TASK: Give the data again exactly as written, skipping any pictures.

DATA EXCERPT:

:::::

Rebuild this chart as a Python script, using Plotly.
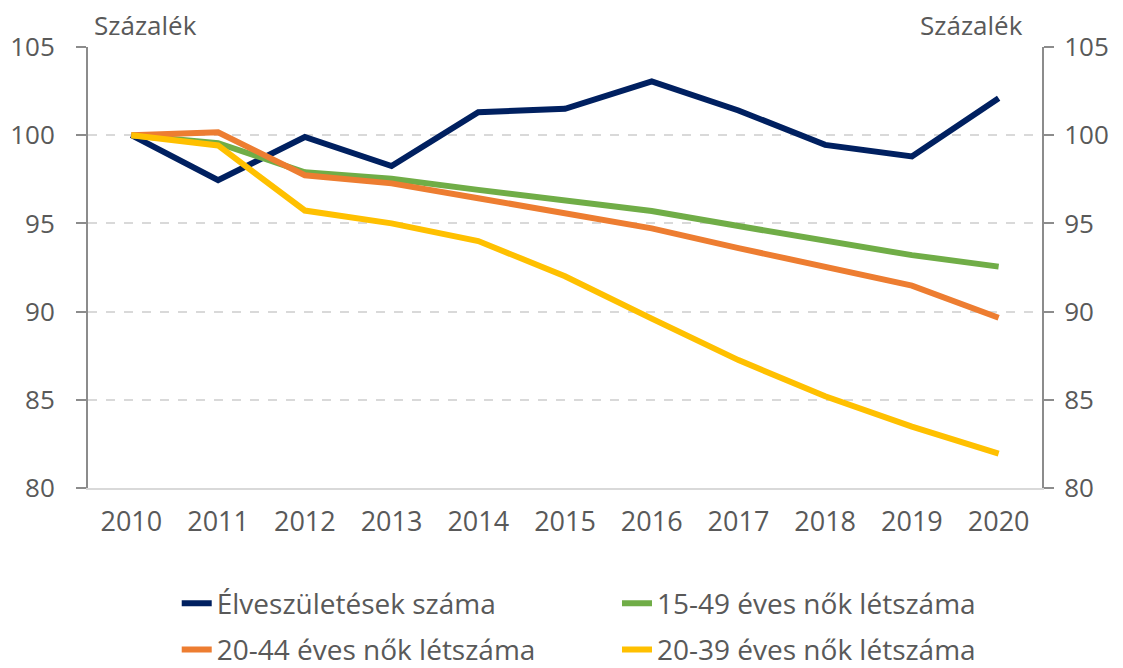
import plotly.graph_objects as go

years = ["2010", "2011", "2012", "2013", "2014", "2015", "2016", "2017", "2018", "2019", "2020"]
births = [100, 97.45, 99.9, 98.25, 101.3, 101.5, 103.05, 101.4, 99.45, 98.8, 102.1]
women_15_49 = [100, 99.55, 97.9, 97.53, 96.9, 96.28, 95.7, 94.85, 94.05, 93.2, 92.55]
women_20_44 = [100, 100.17, 97.73, 97.27, 96.43, 95.58, 94.72, 93.6, 92.5, 91.47, 89.65]
women_20_39 = [100, 99.42, 95.73, 95.0, 94.0, 92.0, 89.6, 87.25, 85.2, 83.48, 81.95]
names = ["Élveszületések száma", "15-49 éves nők létszáma", "20-44 éves nők létszáma", "20-39 éves nők létszáma"]
colors = ["#002060", "#70AD47", "#ED7D31", "#FFC000"]
y_ticks = [80, 85, 90, 95, 100, 105]
unit_label = "Százalék"

FONT = "Open Sans"
TXT = "#595959"

fig = go.Figure()
series = [births, women_15_49, women_20_44, women_20_39]
legend_ids = ["legend", "legend2", "legend3", "legend4"]
for name, vals, col, lg in zip(names, series, colors, legend_ids):
    fig.add_trace(go.Scatter(x=years, y=vals, name=name, mode="lines",
                             line=dict(color=col, width=6), legend=lg))
# invisible trace so the right axis is drawn
fig.add_trace(go.Scatter(x=years, y=births, yaxis="y2", mode="lines",
                         line=dict(width=0), opacity=0, showlegend=False, hoverinfo="skip"))

x_font = dict(family=FONT, size=27, color=TXT)
y_font = dict(family=FONT, size=26, color=TXT)
leg_font = dict(family=FONT, size=28, color=TXT)


def leg(x, y):
    return dict(orientation="h", x=x, xanchor="left", y=y, yanchor="middle",
                font=leg_font, bgcolor="rgba(0,0,0,0)")


fig.update_layout(
    width=1115, height=660,
    margin=dict(l=80, r=81, t=39, b=180, autoexpand=False),
    paper_bgcolor="white", plot_bgcolor="white",
    font=dict(family=FONT, color=TXT),
    xaxis=dict(type="category", range=[-0.5, 10.5], showgrid=False, showline=True,
               linecolor="#D9D9D9", linewidth=2, ticks="", tickfont=x_font,
               ticklabelstandoff=9, zeroline=False),
    yaxis=dict(range=[80, 105], tickvals=y_ticks, showgrid=True, gridcolor="#D9D9D9",
               griddash="dash", gridwidth=1.5, showline=True, linecolor="#8C8C8C", linewidth=2,
               ticks="outside", ticklen=10, tickcolor="#8C8C8C", tickwidth=2,
               tickfont=y_font, ticklabelstandoff=16, zeroline=False),
    yaxis2=dict(range=[80, 105], tickvals=y_ticks, overlaying="y", side="right",
                showgrid=False, showline=True, linecolor="#8C8C8C", linewidth=2,
                ticks="outside", ticklen=10, tickcolor="#8C8C8C", tickwidth=2,
                tickfont=y_font, ticklabelstandoff=5, zeroline=False),
    legend=leg(0.093, -0.262),
    legend2=leg(0.5545, -0.262),
    legend3=leg(0.093, -0.367),
    legend4=leg(0.5545, -0.367),
    showlegend=True,
    annotations=[
        dict(text=unit_label, xref="paper", yref="paper", x=0, y=1, xanchor="left",
             yanchor="bottom", xshift=4, yshift=2, showarrow=False,
             font=dict(family=FONT, size=26, color=TXT)),
        dict(text=unit_label, xref="paper", yref="paper", x=1, y=1, xanchor="right",
             yanchor="bottom", xshift=-17, yshift=2, showarrow=False,
             font=dict(family=FONT, size=26, color=TXT)),
    ],
)

fig.write_html("out.html")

:::::

OUTPUT FOR THIS EXERCISE:
Rebuild this chart as a Python script, using Plotly.
import plotly.graph_objects as go

years = ["2010", "2011", "2012", "2013", "2014", "2015", "2016", "2017", "2018", "2019", "2020"]
births = [100, 97.45, 99.9, 98.25, 101.3, 101.5, 103.05, 101.4, 99.45, 98.8, 102.1]
women_15_49 = [100, 99.55, 97.9, 97.53, 96.9, 96.28, 95.7, 94.85, 94.05, 93.2, 92.55]
women_20_44 = [100, 100.17, 97.73, 97.27, 96.43, 95.58, 94.72, 93.6, 92.5, 91.47, 89.65]
women_20_39 = [100, 99.42, 95.73, 95.0, 94.0, 92.0, 89.6, 87.25, 85.2, 83.48, 81.95]
names = ["Élveszületések száma", "15-49 éves nők létszáma", "20-44 éves nők létszáma", "20-39 éves nők létszáma"]
colors = ["#002060", "#70AD47", "#ED7D31", "#FFC000"]
y_ticks = [80, 85, 90, 95, 100, 105]
unit_label = "Százalék"

FONT = "Open Sans"
TXT = "#595959"

fig = go.Figure()
series = [births, women_15_49, women_20_44, women_20_39]
legend_ids = ["legend", "legend2", "legend3", "legend4"]
for name, vals, col, lg in zip(names, series, colors, legend_ids):
    fig.add_trace(go.Scatter(x=years, y=vals, name=name, mode="lines",
                             line=dict(color=col, width=6), legend=lg))
# invisible trace so the right axis is drawn
fig.add_trace(go.Scatter(x=years, y=births, yaxis="y2", mode="lines",
                         line=dict(width=0), opacity=0, showlegend=False, hoverinfo="skip"))

x_font = dict(family=FONT, size=27, color=TXT)
y_font = dict(family=FONT, size=26, color=TXT)
leg_font = dict(family=FONT, size=28, color=TXT)


def leg(x, y):
    return dict(orientation="h", x=x, xanchor="left", y=y, yanchor="middle",
                font=leg_font, bgcolor="rgba(0,0,0,0)")


fig.update_layout(
    width=1115, height=660,
    margin=dict(l=80, r=81, t=39, b=180, autoexpand=False),
    paper_bgcolor="white", plot_bgcolor="white",
    font=dict(family=FONT, color=TXT),
    xaxis=dict(type="category", range=[-0.5, 10.5], showgrid=False, showline=True,
               linecolor="#D9D9D9", linewidth=2, ticks="", tickfont=x_font,
               ticklabelstandoff=9, zeroline=False),
    yaxis=dict(range=[80, 105], tickvals=y_ticks, showgrid=True, gridcolor="#D9D9D9",
               griddash="dash", gridwidth=1.5, showline=True, linecolor="#8C8C8C", linewidth=2,
               ticks="outside", ticklen=10, tickcolor="#8C8C8C", tickwidth=2,
               tickfont=y_font, ticklabelstandoff=16, zeroline=False),
    yaxis2=dict(range=[80, 105], tickvals=y_ticks, overlaying="y", side="right",
                showgrid=False, showline=True, linecolor="#8C8C8C", linewidth=2,
                ticks="outside", ticklen=10, tickcolor="#8C8C8C", tickwidth=2,
                tickfont=y_font, ticklabelstandoff=5, zeroline=False),
    legend=leg(0.093, -0.262),
    legend2=leg(0.5545, -0.262),
    legend3=leg(0.093, -0.367),
    legend4=leg(0.5545, -0.367),
    showlegend=True,
    annotations=[
        dict(text=unit_label, xref="paper", yref="paper", x=0, y=1, xanchor="left",
             yanchor="bottom", xshift=4, yshift=2, showarrow=False,
             font=dict(family=FONT, size=26, color=TXT)),
        dict(text=unit_label, xref="paper", yref="paper", x=1, y=1, xanchor="right",
             yanchor="bottom", xshift=-17, yshift=2, showarrow=False,
             font=dict(family=FONT, size=26, color=TXT)),
    ],
)

fig.write_html("out.html")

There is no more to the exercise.